I forget who it was that said it--maybe Ken Callahan--that in a church memory and hope are both crucial, and the greater of the two is hope.
I can understand, I think, what he is saying. It is important to look back, to remember who and whose you are. It is paramount to recall "the rock from whence we are hewn" and to see ourselves as chips out of that old block. But all the more important to look ahead, to anticipate (without applying restrictions) who we are called to be and will be, by God, which is to say by God's grace and activity. Where there is no vision, the people perish, and vision is a by-product of hope.
I would assume that the same might be said for ministry. But what if one has lost hope? Or is losing hope?
Today I stood in a place thick with memory. Painful memory. The wounding was some thirty years ago and still it felt fresh today, a jagged knife to my heart, a spurt of anger and a flood of grief, a raw and irregular gash in my spirit. Tiger played with a double stress fracture over five days; over three decades I have been limping with double-breaks to my heart and torn ligaments in my spirit. I ache, still, I groan for old injury. Some days I can barely get off the couch.
The person I was with is privy to the story, said, "I keep hoping God will wipe your memory of those things..." I said, in words I have never used before, "All God seems to have wiped away is my hope." Which is not to say I am completely hopeless; just hopeless about many things and most of them related to the church. To my church. To my feckless and faltering ministry.

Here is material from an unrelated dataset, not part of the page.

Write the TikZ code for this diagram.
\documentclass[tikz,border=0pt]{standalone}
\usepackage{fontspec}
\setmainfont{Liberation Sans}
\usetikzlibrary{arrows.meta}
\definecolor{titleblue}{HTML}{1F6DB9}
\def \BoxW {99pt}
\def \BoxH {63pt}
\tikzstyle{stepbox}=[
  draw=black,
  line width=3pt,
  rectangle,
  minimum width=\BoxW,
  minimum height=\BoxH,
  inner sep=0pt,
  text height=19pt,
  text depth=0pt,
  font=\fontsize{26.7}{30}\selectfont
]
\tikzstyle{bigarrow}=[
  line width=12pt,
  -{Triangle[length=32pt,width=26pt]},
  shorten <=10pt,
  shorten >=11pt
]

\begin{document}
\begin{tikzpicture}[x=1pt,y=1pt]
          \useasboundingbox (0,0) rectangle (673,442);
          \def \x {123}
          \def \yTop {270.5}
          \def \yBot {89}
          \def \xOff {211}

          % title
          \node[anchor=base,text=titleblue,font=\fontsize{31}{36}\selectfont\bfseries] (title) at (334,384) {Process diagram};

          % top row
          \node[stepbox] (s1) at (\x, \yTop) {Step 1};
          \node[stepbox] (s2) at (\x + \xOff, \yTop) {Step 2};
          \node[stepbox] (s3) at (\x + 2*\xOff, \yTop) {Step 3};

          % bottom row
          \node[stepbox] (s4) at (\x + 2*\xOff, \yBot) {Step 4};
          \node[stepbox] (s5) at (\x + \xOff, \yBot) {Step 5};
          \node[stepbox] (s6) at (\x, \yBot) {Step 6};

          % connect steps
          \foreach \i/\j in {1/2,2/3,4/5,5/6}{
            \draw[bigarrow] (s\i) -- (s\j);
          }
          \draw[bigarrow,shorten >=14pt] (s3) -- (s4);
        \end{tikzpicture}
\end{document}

And what shape does ministry take if the minister has lost hope, despairs about whether sermons or lessons or buildings or activities have the power to effect transformation? What if nothing seems to matter, that all hearts remain hard and unresponsive, if all heads remain unconverted, and the preacher's least of all? What if preaching becomes a burden instead of a joy, the desire for new members a kind of artificial buttress against the inevitable.
Wesley said something to the effect that he never worried about whether the Methodist church would cease to exist, either in Europe or America, but he was very worried that Methodism would exist "only as a dead sect, having the form of religion without the power." His fears may be founded, after all, and what's more: many Methodist ministers, I fear, have form and no power, which is to say they have memory and no real hope, no real conviction, nothing much other than despair.

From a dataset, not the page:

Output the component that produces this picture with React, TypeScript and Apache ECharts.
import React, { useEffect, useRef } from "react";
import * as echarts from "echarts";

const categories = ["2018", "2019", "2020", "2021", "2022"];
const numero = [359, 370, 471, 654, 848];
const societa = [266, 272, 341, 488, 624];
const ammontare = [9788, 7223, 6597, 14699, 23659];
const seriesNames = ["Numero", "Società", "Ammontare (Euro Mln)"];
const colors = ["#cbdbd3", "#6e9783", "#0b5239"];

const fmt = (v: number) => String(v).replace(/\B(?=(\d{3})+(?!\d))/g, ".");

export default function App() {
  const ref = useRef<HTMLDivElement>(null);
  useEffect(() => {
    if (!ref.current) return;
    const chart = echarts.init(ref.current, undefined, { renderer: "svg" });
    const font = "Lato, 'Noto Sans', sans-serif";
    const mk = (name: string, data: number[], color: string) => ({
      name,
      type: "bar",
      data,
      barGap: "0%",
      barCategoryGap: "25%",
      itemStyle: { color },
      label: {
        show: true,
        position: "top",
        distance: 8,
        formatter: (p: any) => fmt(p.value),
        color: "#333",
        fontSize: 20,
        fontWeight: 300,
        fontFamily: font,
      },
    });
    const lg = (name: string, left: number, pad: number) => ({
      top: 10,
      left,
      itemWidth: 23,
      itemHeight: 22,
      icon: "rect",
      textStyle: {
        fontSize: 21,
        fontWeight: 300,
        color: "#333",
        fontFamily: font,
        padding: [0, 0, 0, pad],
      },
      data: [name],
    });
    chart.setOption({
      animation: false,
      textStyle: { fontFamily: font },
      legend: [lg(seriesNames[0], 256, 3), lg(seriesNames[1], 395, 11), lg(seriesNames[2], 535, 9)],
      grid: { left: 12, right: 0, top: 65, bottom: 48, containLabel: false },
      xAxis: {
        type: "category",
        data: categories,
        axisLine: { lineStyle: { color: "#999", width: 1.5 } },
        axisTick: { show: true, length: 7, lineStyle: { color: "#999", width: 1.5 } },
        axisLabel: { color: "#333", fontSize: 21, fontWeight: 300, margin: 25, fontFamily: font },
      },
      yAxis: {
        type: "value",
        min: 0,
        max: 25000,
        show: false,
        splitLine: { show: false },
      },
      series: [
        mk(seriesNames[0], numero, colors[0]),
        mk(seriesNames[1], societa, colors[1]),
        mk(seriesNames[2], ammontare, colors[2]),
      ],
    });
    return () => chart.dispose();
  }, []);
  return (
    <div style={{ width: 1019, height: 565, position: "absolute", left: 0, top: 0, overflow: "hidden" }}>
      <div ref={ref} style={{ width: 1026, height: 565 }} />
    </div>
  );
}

Another friend says I seem to be more "serene" than I used to be. More resigned is more nearly the truth. Unwilling and, more to the point, less interested to kick against the goads of my situation.

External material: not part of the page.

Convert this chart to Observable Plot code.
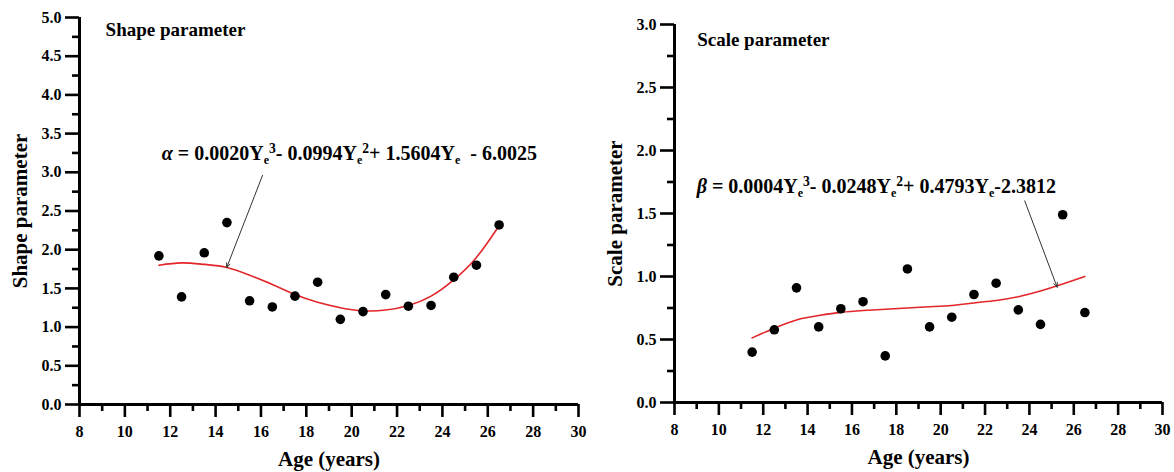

Terry Holmes once observed the irony of current Christianity--that we want to be "winners," successful, etc (and just today I saw a sign for a new church, a church, whose motto proclaims, "Prepare to be a CHAMPION!"), when we follow one who was an abject failure, the symbol of whose failure graces the top of most every steeple. But we have taken the failure and turned it into strategy for success... idolatry is like that, I think.
On the cross Jesus lost hope. Right now I need to remember that crucial lesson.